▶ _The problem_:
With the pictures left out, copy the listing below exactly.

--------------------------------------------------

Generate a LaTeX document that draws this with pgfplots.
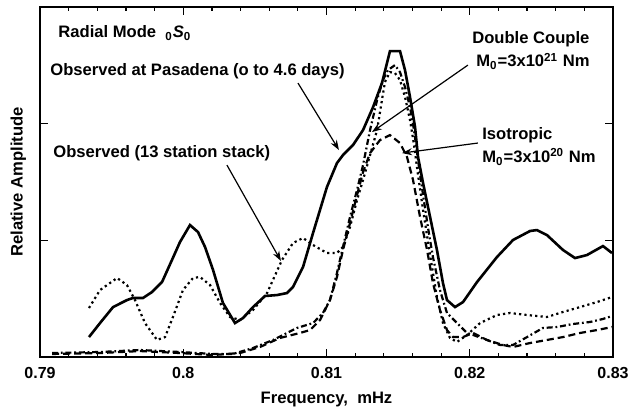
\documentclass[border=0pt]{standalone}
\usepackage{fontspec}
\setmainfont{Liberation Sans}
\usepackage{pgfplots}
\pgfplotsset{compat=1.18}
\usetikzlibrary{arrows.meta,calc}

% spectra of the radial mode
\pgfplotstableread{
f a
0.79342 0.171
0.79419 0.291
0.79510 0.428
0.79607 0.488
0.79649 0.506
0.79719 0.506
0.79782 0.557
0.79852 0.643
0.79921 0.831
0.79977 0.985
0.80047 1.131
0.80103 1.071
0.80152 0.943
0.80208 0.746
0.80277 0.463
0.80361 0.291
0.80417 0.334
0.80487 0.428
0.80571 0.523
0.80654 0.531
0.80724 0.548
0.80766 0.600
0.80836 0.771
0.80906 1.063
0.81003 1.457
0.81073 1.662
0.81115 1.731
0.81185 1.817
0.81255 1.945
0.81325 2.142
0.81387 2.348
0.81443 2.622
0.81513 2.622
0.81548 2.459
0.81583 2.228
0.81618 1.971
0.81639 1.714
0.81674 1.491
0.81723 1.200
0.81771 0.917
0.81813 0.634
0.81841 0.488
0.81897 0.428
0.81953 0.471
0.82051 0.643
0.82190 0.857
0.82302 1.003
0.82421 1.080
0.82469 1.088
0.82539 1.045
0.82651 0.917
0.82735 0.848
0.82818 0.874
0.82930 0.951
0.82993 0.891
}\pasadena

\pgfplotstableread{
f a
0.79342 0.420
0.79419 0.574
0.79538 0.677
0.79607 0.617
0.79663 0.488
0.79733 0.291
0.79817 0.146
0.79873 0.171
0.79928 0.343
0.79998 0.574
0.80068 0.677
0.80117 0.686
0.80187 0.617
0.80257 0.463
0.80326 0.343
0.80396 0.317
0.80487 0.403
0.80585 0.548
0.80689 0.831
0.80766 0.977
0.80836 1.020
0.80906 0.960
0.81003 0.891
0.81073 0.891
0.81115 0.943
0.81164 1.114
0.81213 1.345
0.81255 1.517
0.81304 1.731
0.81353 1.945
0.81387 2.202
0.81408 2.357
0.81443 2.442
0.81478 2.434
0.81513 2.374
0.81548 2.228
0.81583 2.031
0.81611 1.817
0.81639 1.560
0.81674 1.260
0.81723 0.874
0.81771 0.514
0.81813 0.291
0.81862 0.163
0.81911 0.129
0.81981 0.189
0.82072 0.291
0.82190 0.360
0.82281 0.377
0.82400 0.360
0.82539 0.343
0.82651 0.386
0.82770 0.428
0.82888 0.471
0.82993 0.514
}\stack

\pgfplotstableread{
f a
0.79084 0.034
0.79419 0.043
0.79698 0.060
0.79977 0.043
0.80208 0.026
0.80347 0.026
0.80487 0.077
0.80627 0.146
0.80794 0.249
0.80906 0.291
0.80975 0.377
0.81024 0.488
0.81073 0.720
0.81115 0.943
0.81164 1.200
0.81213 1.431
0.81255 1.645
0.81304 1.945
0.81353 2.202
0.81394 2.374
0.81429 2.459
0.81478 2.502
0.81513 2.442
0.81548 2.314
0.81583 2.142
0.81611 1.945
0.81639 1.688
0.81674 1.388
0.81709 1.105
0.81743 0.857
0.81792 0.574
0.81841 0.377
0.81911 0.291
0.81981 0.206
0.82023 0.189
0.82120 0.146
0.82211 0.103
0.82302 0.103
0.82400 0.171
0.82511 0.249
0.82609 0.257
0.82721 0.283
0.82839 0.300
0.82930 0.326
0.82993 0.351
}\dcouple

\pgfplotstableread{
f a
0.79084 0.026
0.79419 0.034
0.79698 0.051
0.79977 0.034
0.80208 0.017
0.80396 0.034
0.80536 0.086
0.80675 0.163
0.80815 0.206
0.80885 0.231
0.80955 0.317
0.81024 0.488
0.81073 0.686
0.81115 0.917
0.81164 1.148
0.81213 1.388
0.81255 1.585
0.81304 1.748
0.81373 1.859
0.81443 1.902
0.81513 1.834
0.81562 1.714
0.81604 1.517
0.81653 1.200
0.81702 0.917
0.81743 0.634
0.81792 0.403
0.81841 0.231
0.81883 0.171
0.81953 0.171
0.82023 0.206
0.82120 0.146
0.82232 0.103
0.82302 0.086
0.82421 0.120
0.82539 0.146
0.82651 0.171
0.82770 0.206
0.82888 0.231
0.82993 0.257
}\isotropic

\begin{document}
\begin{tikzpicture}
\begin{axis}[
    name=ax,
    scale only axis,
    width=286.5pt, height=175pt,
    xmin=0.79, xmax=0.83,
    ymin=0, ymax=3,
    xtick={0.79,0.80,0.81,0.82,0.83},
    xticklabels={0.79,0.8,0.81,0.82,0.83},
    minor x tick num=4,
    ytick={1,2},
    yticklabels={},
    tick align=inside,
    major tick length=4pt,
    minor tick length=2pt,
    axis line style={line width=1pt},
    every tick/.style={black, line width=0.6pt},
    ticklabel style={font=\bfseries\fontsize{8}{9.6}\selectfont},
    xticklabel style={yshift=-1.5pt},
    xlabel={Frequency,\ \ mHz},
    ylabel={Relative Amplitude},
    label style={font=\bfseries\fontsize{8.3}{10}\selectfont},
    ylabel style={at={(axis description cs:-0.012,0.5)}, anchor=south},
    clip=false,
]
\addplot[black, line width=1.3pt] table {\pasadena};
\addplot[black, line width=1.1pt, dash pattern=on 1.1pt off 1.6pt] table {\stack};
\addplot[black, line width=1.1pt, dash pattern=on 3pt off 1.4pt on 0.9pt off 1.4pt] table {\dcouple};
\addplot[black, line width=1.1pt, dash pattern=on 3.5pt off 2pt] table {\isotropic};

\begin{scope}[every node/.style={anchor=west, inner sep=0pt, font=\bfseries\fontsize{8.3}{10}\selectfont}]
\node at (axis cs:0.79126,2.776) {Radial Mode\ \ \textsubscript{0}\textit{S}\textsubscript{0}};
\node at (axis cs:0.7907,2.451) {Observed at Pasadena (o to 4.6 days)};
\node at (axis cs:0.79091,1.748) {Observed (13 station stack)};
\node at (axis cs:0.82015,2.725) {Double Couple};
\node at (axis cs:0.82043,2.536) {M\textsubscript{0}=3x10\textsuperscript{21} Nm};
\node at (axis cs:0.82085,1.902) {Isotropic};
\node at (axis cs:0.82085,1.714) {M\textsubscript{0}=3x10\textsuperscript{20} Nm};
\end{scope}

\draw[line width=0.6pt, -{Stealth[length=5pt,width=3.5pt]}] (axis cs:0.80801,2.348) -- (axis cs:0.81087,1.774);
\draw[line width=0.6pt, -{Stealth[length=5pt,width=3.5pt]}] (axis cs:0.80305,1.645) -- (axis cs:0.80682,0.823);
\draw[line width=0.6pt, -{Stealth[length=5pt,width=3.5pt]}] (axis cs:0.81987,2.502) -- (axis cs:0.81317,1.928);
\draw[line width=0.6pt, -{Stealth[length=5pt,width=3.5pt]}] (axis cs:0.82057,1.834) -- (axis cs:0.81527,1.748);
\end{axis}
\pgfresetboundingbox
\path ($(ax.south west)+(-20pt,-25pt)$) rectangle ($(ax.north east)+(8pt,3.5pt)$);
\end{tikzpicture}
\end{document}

--------------------------------------------------

▶ _Written solution_:
Generate a LaTeX document that draws this with pgfplots.
\documentclass[border=0pt]{standalone}
\usepackage{fontspec}
\setmainfont{Liberation Sans}
\usepackage{pgfplots}
\pgfplotsset{compat=1.18}
\usetikzlibrary{arrows.meta,calc}

% spectra of the radial mode
\pgfplotstableread{
f a
0.79342 0.171
0.79419 0.291
0.79510 0.428
0.79607 0.488
0.79649 0.506
0.79719 0.506
0.79782 0.557
0.79852 0.643
0.79921 0.831
0.79977 0.985
0.80047 1.131
0.80103 1.071
0.80152 0.943
0.80208 0.746
0.80277 0.463
0.80361 0.291
0.80417 0.334
0.80487 0.428
0.80571 0.523
0.80654 0.531
0.80724 0.548
0.80766 0.600
0.80836 0.771
0.80906 1.063
0.81003 1.457
0.81073 1.662
0.81115 1.731
0.81185 1.817
0.81255 1.945
0.81325 2.142
0.81387 2.348
0.81443 2.622
0.81513 2.622
0.81548 2.459
0.81583 2.228
0.81618 1.971
0.81639 1.714
0.81674 1.491
0.81723 1.200
0.81771 0.917
0.81813 0.634
0.81841 0.488
0.81897 0.428
0.81953 0.471
0.82051 0.643
0.82190 0.857
0.82302 1.003
0.82421 1.080
0.82469 1.088
0.82539 1.045
0.82651 0.917
0.82735 0.848
0.82818 0.874
0.82930 0.951
0.82993 0.891
}\pasadena

\pgfplotstableread{
f a
0.79342 0.420
0.79419 0.574
0.79538 0.677
0.79607 0.617
0.79663 0.488
0.79733 0.291
0.79817 0.146
0.79873 0.171
0.79928 0.343
0.79998 0.574
0.80068 0.677
0.80117 0.686
0.80187 0.617
0.80257 0.463
0.80326 0.343
0.80396 0.317
0.80487 0.403
0.80585 0.548
0.80689 0.831
0.80766 0.977
0.80836 1.020
0.80906 0.960
0.81003 0.891
0.81073 0.891
0.81115 0.943
0.81164 1.114
0.81213 1.345
0.81255 1.517
0.81304 1.731
0.81353 1.945
0.81387 2.202
0.81408 2.357
0.81443 2.442
0.81478 2.434
0.81513 2.374
0.81548 2.228
0.81583 2.031
0.81611 1.817
0.81639 1.560
0.81674 1.260
0.81723 0.874
0.81771 0.514
0.81813 0.291
0.81862 0.163
0.81911 0.129
0.81981 0.189
0.82072 0.291
0.82190 0.360
0.82281 0.377
0.82400 0.360
0.82539 0.343
0.82651 0.386
0.82770 0.428
0.82888 0.471
0.82993 0.514
}\stack

\pgfplotstableread{
f a
0.79084 0.034
0.79419 0.043
0.79698 0.060
0.79977 0.043
0.80208 0.026
0.80347 0.026
0.80487 0.077
0.80627 0.146
0.80794 0.249
0.80906 0.291
0.80975 0.377
0.81024 0.488
0.81073 0.720
0.81115 0.943
0.81164 1.200
0.81213 1.431
0.81255 1.645
0.81304 1.945
0.81353 2.202
0.81394 2.374
0.81429 2.459
0.81478 2.502
0.81513 2.442
0.81548 2.314
0.81583 2.142
0.81611 1.945
0.81639 1.688
0.81674 1.388
0.81709 1.105
0.81743 0.857
0.81792 0.574
0.81841 0.377
0.81911 0.291
0.81981 0.206
0.82023 0.189
0.82120 0.146
0.82211 0.103
0.82302 0.103
0.82400 0.171
0.82511 0.249
0.82609 0.257
0.82721 0.283
0.82839 0.300
0.82930 0.326
0.82993 0.351
}\dcouple

\pgfplotstableread{
f a
0.79084 0.026
0.79419 0.034
0.79698 0.051
0.79977 0.034
0.80208 0.017
0.80396 0.034
0.80536 0.086
0.80675 0.163
0.80815 0.206
0.80885 0.231
0.80955 0.317
0.81024 0.488
0.81073 0.686
0.81115 0.917
0.81164 1.148
0.81213 1.388
0.81255 1.585
0.81304 1.748
0.81373 1.859
0.81443 1.902
0.81513 1.834
0.81562 1.714
0.81604 1.517
0.81653 1.200
0.81702 0.917
0.81743 0.634
0.81792 0.403
0.81841 0.231
0.81883 0.171
0.81953 0.171
0.82023 0.206
0.82120 0.146
0.82232 0.103
0.82302 0.086
0.82421 0.120
0.82539 0.146
0.82651 0.171
0.82770 0.206
0.82888 0.231
0.82993 0.257
}\isotropic

\begin{document}
\begin{tikzpicture}
\begin{axis}[
    name=ax,
    scale only axis,
    width=286.5pt, height=175pt,
    xmin=0.79, xmax=0.83,
    ymin=0, ymax=3,
    xtick={0.79,0.80,0.81,0.82,0.83},
    xticklabels={0.79,0.8,0.81,0.82,0.83},
    minor x tick num=4,
    ytick={1,2},
    yticklabels={},
    tick align=inside,
    major tick length=4pt,
    minor tick length=2pt,
    axis line style={line width=1pt},
    every tick/.style={black, line width=0.6pt},
    ticklabel style={font=\bfseries\fontsize{8}{9.6}\selectfont},
    xticklabel style={yshift=-1.5pt},
    xlabel={Frequency,\ \ mHz},
    ylabel={Relative Amplitude},
    label style={font=\bfseries\fontsize{8.3}{10}\selectfont},
    ylabel style={at={(axis description cs:-0.012,0.5)}, anchor=south},
    clip=false,
]
\addplot[black, line width=1.3pt] table {\pasadena};
\addplot[black, line width=1.1pt, dash pattern=on 1.1pt off 1.6pt] table {\stack};
\addplot[black, line width=1.1pt, dash pattern=on 3pt off 1.4pt on 0.9pt off 1.4pt] table {\dcouple};
\addplot[black, line width=1.1pt, dash pattern=on 3.5pt off 2pt] table {\isotropic};

\begin{scope}[every node/.style={anchor=west, inner sep=0pt, font=\bfseries\fontsize{8.3}{10}\selectfont}]
\node at (axis cs:0.79126,2.776) {Radial Mode\ \ \textsubscript{0}\textit{S}\textsubscript{0}};
\node at (axis cs:0.7907,2.451) {Observed at Pasadena (o to 4.6 days)};
\node at (axis cs:0.79091,1.748) {Observed (13 station stack)};
\node at (axis cs:0.82015,2.725) {Double Couple};
\node at (axis cs:0.82043,2.536) {M\textsubscript{0}=3x10\textsuperscript{21} Nm};
\node at (axis cs:0.82085,1.902) {Isotropic};
\node at (axis cs:0.82085,1.714) {M\textsubscript{0}=3x10\textsuperscript{20} Nm};
\end{scope}

\draw[line width=0.6pt, -{Stealth[length=5pt,width=3.5pt]}] (axis cs:0.80801,2.348) -- (axis cs:0.81087,1.774);
\draw[line width=0.6pt, -{Stealth[length=5pt,width=3.5pt]}] (axis cs:0.80305,1.645) -- (axis cs:0.80682,0.823);
\draw[line width=0.6pt, -{Stealth[length=5pt,width=3.5pt]}] (axis cs:0.81987,2.502) -- (axis cs:0.81317,1.928);
\draw[line width=0.6pt, -{Stealth[length=5pt,width=3.5pt]}] (axis cs:0.82057,1.834) -- (axis cs:0.81527,1.748);
\end{axis}
\pgfresetboundingbox
\path ($(ax.south west)+(-20pt,-25pt)$) rectangle ($(ax.north east)+(8pt,3.5pt)$);
\end{tikzpicture}
\end{document}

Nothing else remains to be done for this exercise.